If your Data is Valuable to you, Back It Up!
Yousef Syed
Securing your business is my business; CyberSecurity - Strategy; Risk Management; Architecture; Consulting; IAM; DevSecOps - open to partnering opportunities.
Family Tech Support... Yup, It's a A Weekend...
[TL/DR: Backup your data!]
So anyone who's been working in IT, in pretty much any capacity, generally becomes the go-to person for every technical, IT, "fix-this", problem, in the family. So this morning, a family member rocked up with a laptop that needs rescuing...
Over the past 20+years, I've been asked to recommend new purchases, build PCs, configure networks, attach and configure new devices, connect up home entertainment systems (you know, cos I Knows techy stuff), program the VCR... the list just goes on and on. But by far, the most common is: "Please save my Hard Disk!" or variations on that theme.

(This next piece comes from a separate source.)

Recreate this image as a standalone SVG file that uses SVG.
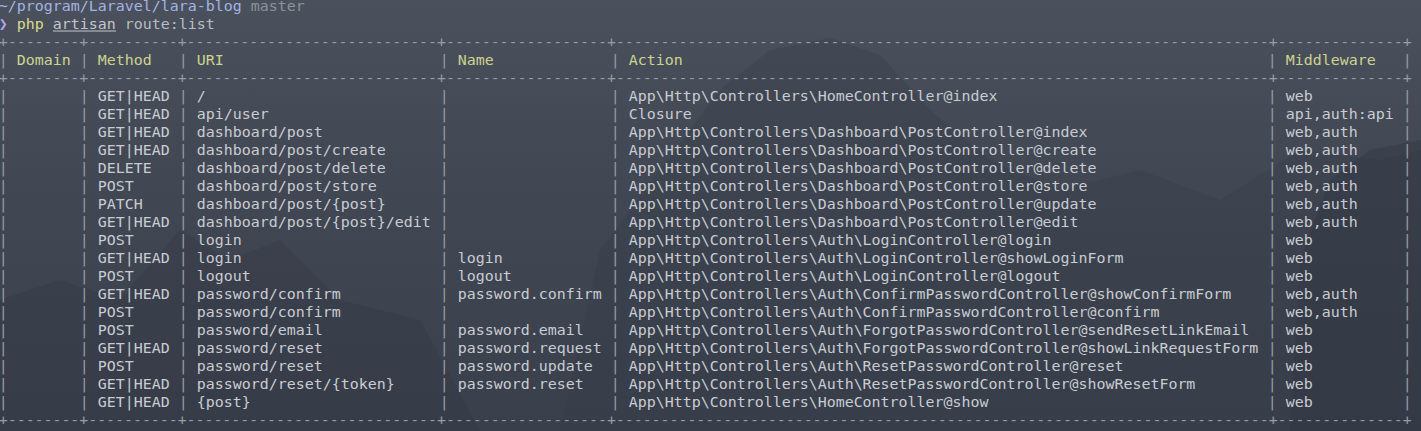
<svg xmlns="http://www.w3.org/2000/svg" width="1421" height="431" viewBox="0 0 1421 431">
<defs>
<linearGradient id="sky" x1="0" y1="0" x2="0" y2="1">
<stop offset="0" stop-color="#4b515c"/>
<stop offset="0.35" stop-color="#424854"/>
<stop offset="1" stop-color="#393f4b"/>
</linearGradient>
<style>
text{font-family:"DejaVu Sans Mono","Liberation Mono",monospace;font-size:14.95px;white-space:pre}
.b{fill:#979ba3}
.t{fill:#c9ccd2}
.h{fill:#cdd38f}
</style>
</defs>
<g id="background">
<rect width="1421" height="431" fill="url(#sky)"/>
<path d="M560,431 L600,250 L660,170 L720,90 L770,50 L830,38 L880,55 L930,110 L990,160 L1060,190 L1140,170 L1220,200 L1300,150 L1380,160 L1421,150 L1421,431 Z" fill="#353b47" opacity="0.3"/>
<path d="M1290,431 L1300,260 L1330,180 L1370,150 L1421,140 L1421,431 Z" fill="#2f3440" opacity="0.35"/>
<path d="M0,431 L0,300 L60,280 L120,300 L180,230 L230,260 L280,240 L340,300 L420,320 L480,431 Z" fill="#313642" opacity="0.3"/>
</g>
<g id="prompt">
<text x="-1.2" y="11.3" fill="#a3b3e3">~/program/Laravel/lara-blog</text>
<text x="250.8" y="11.3" fill="#8d9199">master</text>
<text x="-1.2" y="28.5" fill="#b3a2ee" font-weight="bold">❯</text>
<text x="16.8" y="28.5" fill="#d8db8e">php</text>
<text x="52.8" y="28.5" fill="#c3c6cd">artisan</text>
<line x1="53" y1="31" x2="116" y2="31" stroke="#c3c6cd" stroke-width="1"/>
<text x="124.8" y="28.5" fill="#b9bcc3">route:list</text>
</g>
<g id="borders" class="b">
<text x="-1.2" y="46.5" textLength="1413" lengthAdjust="spacing">+--------+----------+----------------------------+------------------+-------------------------------------------------------------------------+--------------+</text>
<text x="-1.2" y="82.5" textLength="1413" lengthAdjust="spacing">+--------+----------+----------------------------+------------------+-------------------------------------------------------------------------+--------------+</text>
<text x="-1.2" y="424.5" textLength="1413" lengthAdjust="spacing">+--------+----------+----------------------------+------------------+-------------------------------------------------------------------------+--------------+</text>
</g>
<g id="pipes" class="b">
<text x="-1.2 -1.2 -1.2 -1.2 -1.2 -1.2 -1.2 -1.2 -1.2 -1.2 -1.2 -1.2 -1.2 -1.2 -1.2 -1.2 -1.2 -1.2 -1.2" y="64.5 100.5 118.5 136.5 154.5 172.5 190.5 208.5 226.5 244.5 262.5 280.5 298.5 316.5 334.5 352.5 370.5 388.5 406.5">|||||||||||||||||||</text>
<text x="79.8 79.8 79.8 79.8 79.8 79.8 79.8 79.8 79.8 79.8 79.8 79.8 79.8 79.8 79.8 79.8 79.8 79.8 79.8" y="64.5 100.5 118.5 136.5 154.5 172.5 190.5 208.5 226.5 244.5 262.5 280.5 298.5 316.5 334.5 352.5 370.5 388.5 406.5">|||||||||||||||||||</text>
<text x="178.8 178.8 178.8 178.8 178.8 178.8 178.8 178.8 178.8 178.8 178.8 178.8 178.8 178.8 178.8 178.8 178.8 178.8 178.8" y="64.5 100.5 118.5 136.5 154.5 172.5 190.5 208.5 226.5 244.5 262.5 280.5 298.5 316.5 334.5 352.5 370.5 388.5 406.5">|||||||||||||||||||</text>
<text x="439.8 439.8 439.8 439.8 439.8 439.8 439.8 439.8 439.8 439.8 439.8 439.8 439.8 439.8 439.8 439.8 439.8 439.8 439.8" y="64.5 100.5 118.5 136.5 154.5 172.5 190.5 208.5 226.5 244.5 262.5 280.5 298.5 316.5 334.5 352.5 370.5 388.5 406.5">|||||||||||||||||||</text>
<text x="610.8 610.8 610.8 610.8 610.8 610.8 610.8 610.8 610.8 610.8 610.8 610.8 610.8 610.8 610.8 610.8 610.8 610.8 610.8" y="64.5 100.5 118.5 136.5 154.5 172.5 190.5 208.5 226.5 244.5 262.5 280.5 298.5 316.5 334.5 352.5 370.5 388.5 406.5">|||||||||||||||||||</text>
<text x="1267.8 1267.8 1267.8 1267.8 1267.8 1267.8 1267.8 1267.8 1267.8 1267.8 1267.8 1267.8 1267.8 1267.8 1267.8 1267.8 1267.8 1267.8 1267.8" y="64.5 100.5 118.5 136.5 154.5 172.5 190.5 208.5 226.5 244.5 262.5 280.5 298.5 316.5 334.5 352.5 370.5 388.5 406.5">|||||||||||||||||||</text>
<text x="1402.8 1402.8 1402.8 1402.8 1402.8 1402.8 1402.8 1402.8 1402.8 1402.8 1402.8 1402.8 1402.8 1402.8 1402.8 1402.8 1402.8 1402.8 1402.8" y="64.5 100.5 118.5 136.5 154.5 172.5 190.5 208.5 226.5 244.5 262.5 280.5 298.5 316.5 334.5 352.5 370.5 388.5 406.5">|||||||||||||||||||</text>
</g>
<g id="header" class="h">
<text x="16.8" y="64.5">Domain</text>
<text x="97.8" y="64.5">Method</text>
<text x="196.8" y="64.5">URI</text>
<text x="457.8" y="64.5">Name</text>
<text x="628.8" y="64.5">Action</text>
<text x="1285.8" y="64.5">Middleware</text>
</g>
<g id="col-method" class="t">
<text x="97.8" y="100.5">GET|HEAD</text>
<text x="97.8" y="118.5">GET|HEAD</text>
<text x="97.8" y="136.5">GET|HEAD</text>
<text x="97.8" y="154.5">GET|HEAD</text>
<text x="97.8" y="172.5">DELETE</text>
<text x="97.8" y="190.5">POST</text>
<text x="97.8" y="208.5">PATCH</text>
<text x="97.8" y="226.5">GET|HEAD</text>
<text x="97.8" y="244.5">POST</text>
<text x="97.8" y="262.5">GET|HEAD</text>
<text x="97.8" y="280.5">POST</text>
<text x="97.8" y="298.5">GET|HEAD</text>
<text x="97.8" y="316.5">POST</text>
<text x="97.8" y="334.5">POST</text>
<text x="97.8" y="352.5">GET|HEAD</text>
<text x="97.8" y="370.5">POST</text>
<text x="97.8" y="388.5">GET|HEAD</text>
<text x="97.8" y="406.5">GET|HEAD</text>
</g>
<g id="col-uri" class="t">
<text x="196.8" y="100.5">/</text>
<text x="196.8" y="118.5">api/user</text>
<text x="196.8" y="136.5">dashboard/post</text>
<text x="196.8" y="154.5">dashboard/post/create</text>
<text x="196.8" y="172.5">dashboard/post/delete</text>
<text x="196.8" y="190.5">dashboard/post/store</text>
<text x="196.8" y="208.5">dashboard/post/{post}</text>
<text x="196.8" y="226.5">dashboard/post/{post}/edit</text>
<text x="196.8" y="244.5">login</text>
<text x="196.8" y="262.5">login</text>
<text x="196.8" y="280.5">logout</text>
<text x="196.8" y="298.5">password/confirm</text>
<text x="196.8" y="316.5">password/confirm</text>
<text x="196.8" y="334.5">password/email</text>
<text x="196.8" y="352.5">password/reset</text>
<text x="196.8" y="370.5">password/reset</text>
<text x="196.8" y="388.5">password/reset/{token}</text>
<text x="196.8" y="406.5">{post}</text>
</g>
<g id="col-name" class="t">
<text x="457.8" y="262.5">login</text>
<text x="457.8" y="280.5">logout</text>
<text x="457.8" y="298.5">password.confirm</text>
<text x="457.8" y="334.5">password.email</text>
<text x="457.8" y="352.5">password.request</text>
<text x="457.8" y="370.5">password.update</text>
<text x="457.8" y="388.5">password.reset</text>
</g>
<g id="col-action" class="t">
<text x="628.8" y="100.5">App\Http\Controllers\HomeController@index</text>
<text x="628.8" y="118.5">Closure</text>
<text x="628.8" y="136.5">App\Http\Controllers\Dashboard\PostController@index</text>
<text x="628.8" y="154.5">App\Http\Controllers\Dashboard\PostController@create</text>
<text x="628.8" y="172.5">App\Http\Controllers\Dashboard\PostController@delete</text>
<text x="628.8" y="190.5">App\Http\Controllers\Dashboard\PostController@store</text>
<text x="628.8" y="208.5">App\Http\Controllers\Dashboard\PostController@update</text>
<text x="628.8" y="226.5">App\Http\Controllers\Dashboard\PostController@edit</text>
<text x="628.8" y="244.5">App\Http\Controllers\Auth\LoginController@login</text>
<text x="628.8" y="262.5">App\Http\Controllers\Auth\LoginController@showLoginForm</text>
<text x="628.8" y="280.5">App\Http\Controllers\Auth\LoginController@logout</text>
<text x="628.8" y="298.5">App\Http\Controllers\Auth\ConfirmPasswordController@showConfirmForm</text>
<text x="628.8" y="316.5">App\Http\Controllers\Auth\ConfirmPasswordController@confirm</text>
<text x="628.8" y="334.5">App\Http\Controllers\Auth\ForgotPasswordController@sendResetLinkEmail</text>
<text x="628.8" y="352.5">App\Http\Controllers\Auth\ForgotPasswordController@showLinkRequestForm</text>
<text x="628.8" y="370.5">App\Http\Controllers\Auth\ResetPasswordController@reset</text>
<text x="628.8" y="388.5">App\Http\Controllers\Auth\ResetPasswordController@showResetForm</text>
<text x="628.8" y="406.5">App\Http\Controllers\HomeController@show</text>
</g>
<g id="col-middleware" class="t">
<text x="1285.8" y="100.5">web</text>
<text x="1285.8" y="118.5">api,auth:api</text>
<text x="1285.8" y="136.5">web,auth</text>
<text x="1285.8" y="154.5">web,auth</text>
<text x="1285.8" y="172.5">web,auth</text>
<text x="1285.8" y="190.5">web,auth</text>
<text x="1285.8" y="208.5">web,auth</text>
<text x="1285.8" y="226.5">web,auth</text>
<text x="1285.8" y="244.5">web</text>
<text x="1285.8" y="262.5">web</text>
<text x="1285.8" y="280.5">web</text>
<text x="1285.8" y="298.5">web,auth</text>
<text x="1285.8" y="316.5">web,auth</text>
<text x="1285.8" y="334.5">web</text>
<text x="1285.8" y="352.5">web</text>
<text x="1285.8" y="370.5">web</text>
<text x="1285.8" y="388.5">web</text>
<text x="1285.8" y="406.5">web</text>
</g>
</svg>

Now, most often, I do come out of these situations looking like a super hero, and being showered with praise and often, chocolates, too.
But, when hard disks go, they really do go. Not had any issues with Solid State disks, yet, but when your average HDD stops spinning, you're pretty much dead in the water (unless you can afford hundreds of pounds to send it to professionals to do full recovery which is way beyond the budget of your average domestic household IT budget). I used to have some joy resurrecting, briefly, very old ones that were a few hundred Megabytes to a few Gigabytes in capacity - just long enough to salvage the data, prior to casting them into the trash. But today's HDDs (at least in my experience), don't want to play that game. Whether it is due to the enormous amount of data squeezed into them, a change in the way they're manufactured (seriously, this really isn't my field of expertise), I couldn't say.
Prevention is Better than the Cure
Given the pain and unreliability of salvaging a busted hard disk, please backup your data.
Today, backing up your data may take various forms:
- You may duplicate data across various devices across the home - may prove a pain.
- You may use various cloud services from iCloud, Dropbox, OneDrive etc - These services may become unavailable due to internet issues.
- You may use an external Hard Drive with Apple's Time Machine - This drive isn't immune from death.
- You may use a Network Drive to back up to - This drive isn't immune from death.
There's probably a bunch of others. I generally rely upon a hybrid of 1,2 and 3. I used to have a network drive, but it didn't play well with everything on my network - but they've probably improved since then; so that may be an option.
You only really know the pain of losing data after it has gone - whether it's your final year project that you need to hand in tomorrow; your wedding/children's photos; or that book you were writing... So please be responsible and back it up.